* _Your objective_
Retype only the lines running from the line that contains "Convert this chart to matplotlib code." to the line that contains "yl[::-1]], color='black', lw=0, zorder=1)", inclusive, and leave the pictures behind.

* _Extracted entries_
▼
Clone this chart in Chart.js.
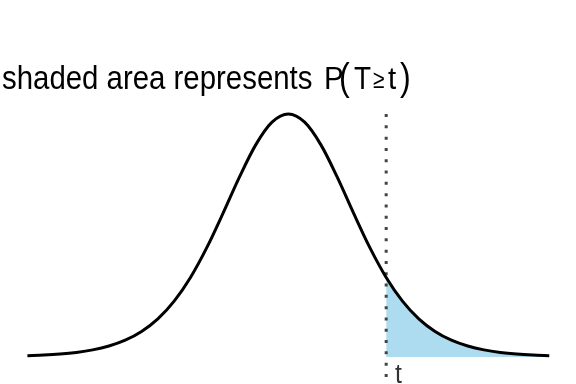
▲
▼
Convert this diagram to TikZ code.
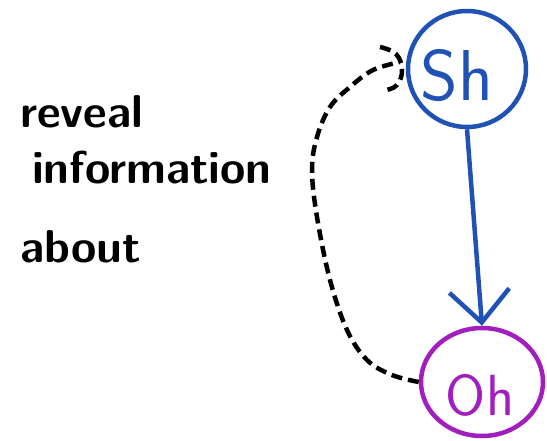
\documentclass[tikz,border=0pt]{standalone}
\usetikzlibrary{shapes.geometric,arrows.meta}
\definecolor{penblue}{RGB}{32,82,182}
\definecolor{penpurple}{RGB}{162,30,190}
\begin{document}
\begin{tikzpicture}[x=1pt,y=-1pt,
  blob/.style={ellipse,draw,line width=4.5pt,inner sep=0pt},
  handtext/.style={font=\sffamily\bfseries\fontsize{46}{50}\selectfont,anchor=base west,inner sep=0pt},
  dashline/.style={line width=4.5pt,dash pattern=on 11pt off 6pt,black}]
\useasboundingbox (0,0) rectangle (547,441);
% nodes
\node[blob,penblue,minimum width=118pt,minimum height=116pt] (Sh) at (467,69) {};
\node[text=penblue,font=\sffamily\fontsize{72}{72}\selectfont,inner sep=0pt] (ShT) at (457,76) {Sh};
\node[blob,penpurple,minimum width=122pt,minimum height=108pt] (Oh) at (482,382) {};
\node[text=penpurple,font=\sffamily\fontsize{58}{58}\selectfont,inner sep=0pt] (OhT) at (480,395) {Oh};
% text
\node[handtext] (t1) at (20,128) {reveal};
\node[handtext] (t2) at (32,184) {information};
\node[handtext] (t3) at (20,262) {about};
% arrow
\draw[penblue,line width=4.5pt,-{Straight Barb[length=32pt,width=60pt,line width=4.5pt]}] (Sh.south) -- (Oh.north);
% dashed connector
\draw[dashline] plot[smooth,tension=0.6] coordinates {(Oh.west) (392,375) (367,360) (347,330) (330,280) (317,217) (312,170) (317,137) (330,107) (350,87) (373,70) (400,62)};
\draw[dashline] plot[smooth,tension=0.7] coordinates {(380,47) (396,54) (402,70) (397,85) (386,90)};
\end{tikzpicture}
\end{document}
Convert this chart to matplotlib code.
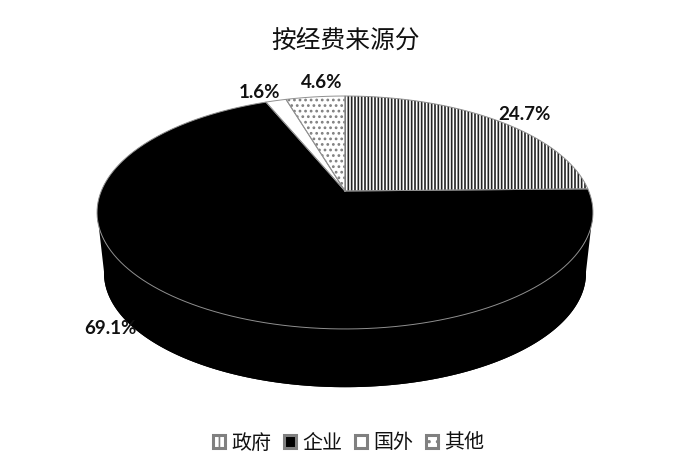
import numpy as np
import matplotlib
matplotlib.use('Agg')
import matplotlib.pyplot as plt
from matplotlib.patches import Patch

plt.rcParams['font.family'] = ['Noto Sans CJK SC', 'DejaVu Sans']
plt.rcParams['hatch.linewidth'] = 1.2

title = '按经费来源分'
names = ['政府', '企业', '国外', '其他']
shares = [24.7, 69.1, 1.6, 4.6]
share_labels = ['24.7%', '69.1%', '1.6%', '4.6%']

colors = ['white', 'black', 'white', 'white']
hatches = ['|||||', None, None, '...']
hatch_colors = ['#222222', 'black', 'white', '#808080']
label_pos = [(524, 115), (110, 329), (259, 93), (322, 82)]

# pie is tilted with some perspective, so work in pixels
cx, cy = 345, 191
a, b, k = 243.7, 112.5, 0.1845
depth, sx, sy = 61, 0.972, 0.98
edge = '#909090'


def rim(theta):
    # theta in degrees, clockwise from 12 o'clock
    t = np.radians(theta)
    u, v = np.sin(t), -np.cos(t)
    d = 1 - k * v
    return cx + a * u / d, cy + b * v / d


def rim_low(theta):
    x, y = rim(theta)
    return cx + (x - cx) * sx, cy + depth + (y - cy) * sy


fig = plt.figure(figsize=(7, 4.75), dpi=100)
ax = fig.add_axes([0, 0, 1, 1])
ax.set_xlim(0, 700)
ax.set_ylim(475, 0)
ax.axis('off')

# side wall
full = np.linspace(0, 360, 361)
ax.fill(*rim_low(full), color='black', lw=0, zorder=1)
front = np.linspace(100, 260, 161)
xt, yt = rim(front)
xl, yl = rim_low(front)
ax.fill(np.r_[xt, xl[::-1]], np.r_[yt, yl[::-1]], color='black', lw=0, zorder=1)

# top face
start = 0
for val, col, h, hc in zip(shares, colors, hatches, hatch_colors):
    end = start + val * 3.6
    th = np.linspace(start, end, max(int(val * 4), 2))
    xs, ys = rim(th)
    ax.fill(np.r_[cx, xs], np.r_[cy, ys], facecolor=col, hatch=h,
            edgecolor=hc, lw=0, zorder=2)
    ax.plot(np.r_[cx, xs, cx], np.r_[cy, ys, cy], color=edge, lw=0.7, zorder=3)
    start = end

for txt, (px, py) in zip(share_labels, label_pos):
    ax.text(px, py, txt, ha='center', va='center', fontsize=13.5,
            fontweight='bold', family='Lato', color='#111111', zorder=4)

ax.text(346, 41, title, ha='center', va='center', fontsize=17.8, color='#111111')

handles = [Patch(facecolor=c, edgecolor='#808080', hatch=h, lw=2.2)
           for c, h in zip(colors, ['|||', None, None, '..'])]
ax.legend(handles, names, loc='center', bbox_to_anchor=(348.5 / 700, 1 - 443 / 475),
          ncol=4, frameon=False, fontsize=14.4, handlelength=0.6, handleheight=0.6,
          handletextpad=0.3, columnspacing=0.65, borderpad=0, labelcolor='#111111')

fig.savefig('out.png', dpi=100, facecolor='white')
▲
* _Full solution_
Convert this chart to matplotlib code.
import numpy as np
import matplotlib
matplotlib.use('Agg')
import matplotlib.pyplot as plt
from matplotlib.patches import Patch

plt.rcParams['font.family'] = ['Noto Sans CJK SC', 'DejaVu Sans']
plt.rcParams['hatch.linewidth'] = 1.2

title = '按经费来源分'
names = ['政府', '企业', '国外', '其他']
shares = [24.7, 69.1, 1.6, 4.6]
share_labels = ['24.7%', '69.1%', '1.6%', '4.6%']

colors = ['white', 'black', 'white', 'white']
hatches = ['|||||', None, None, '...']
hatch_colors = ['#222222', 'black', 'white', '#808080']
label_pos = [(524, 115), (110, 329), (259, 93), (322, 82)]

# pie is tilted with some perspective, so work in pixels
cx, cy = 345, 191
a, b, k = 243.7, 112.5, 0.1845
depth, sx, sy = 61, 0.972, 0.98
edge = '#909090'


def rim(theta):
    # theta in degrees, clockwise from 12 o'clock
    t = np.radians(theta)
    u, v = np.sin(t), -np.cos(t)
    d = 1 - k * v
    return cx + a * u / d, cy + b * v / d


def rim_low(theta):
    x, y = rim(theta)
    return cx + (x - cx) * sx, cy + depth + (y - cy) * sy


fig = plt.figure(figsize=(7, 4.75), dpi=100)
ax = fig.add_axes([0, 0, 1, 1])
ax.set_xlim(0, 700)
ax.set_ylim(475, 0)
ax.axis('off')

# side wall
full = np.linspace(0, 360, 361)
ax.fill(*rim_low(full), color='black', lw=0, zorder=1)
front = np.linspace(100, 260, 161)
xt, yt = rim(front)
xl, yl = rim_low(front)
ax.fill(np.r_[xt, xl[::-1]], np.r_[yt, yl[::-1]], color='black', lw=0, zorder=1)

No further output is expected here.